All that remains to clear is a plug of ice that blocks the preferred northern sea route between Banks and Cornwallis islands, according to NSIDC senior research scientist Mark Serreze.

"But we're seeing signs that the ice concentration is dropping there now," Serreze said Thursday. "That plug could very well melt out in the next few weeks."

Ice in the Arctic historically melts each summer until the middle of September. From 1996 to 2005, that summer minimum fell from a total of about 3 million to 2.1 million square miles of ice -- a reduction roughly equal to about a third of the continguous United States disappearing.

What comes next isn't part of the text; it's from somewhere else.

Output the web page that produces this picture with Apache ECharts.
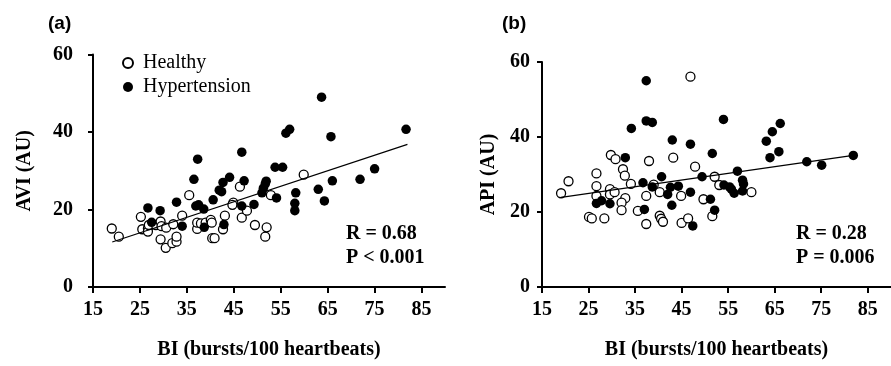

Comprehensive satellite monitoring of the Arctic has been available only since 1979, but the dramatic decline in the extent and thickness of the ice since then has prompted most climate scientists to conclude that "it's clearly a global warming signal," Serreze said.

Offsetting the ice loss north of Alaska this summer is a large accumulation of new first-year ice off the north coast of Russia. NSIDC forecasters say it's hard to know whether it will melt or stay. If the latter occurs, Serreze said, then 2008 will probably go down as a close second to last year's record Arctic ice minimum.

On July 31, the extent of sea ice in the Arctic stood at 2.98 million square miles -- about 400,000 square miles less than the 1979 to 2000 average for the same date, according to data posted on the NSIDC Web site. But it was about 35,000 square miles more than the July 31 measurement during last year's record summer.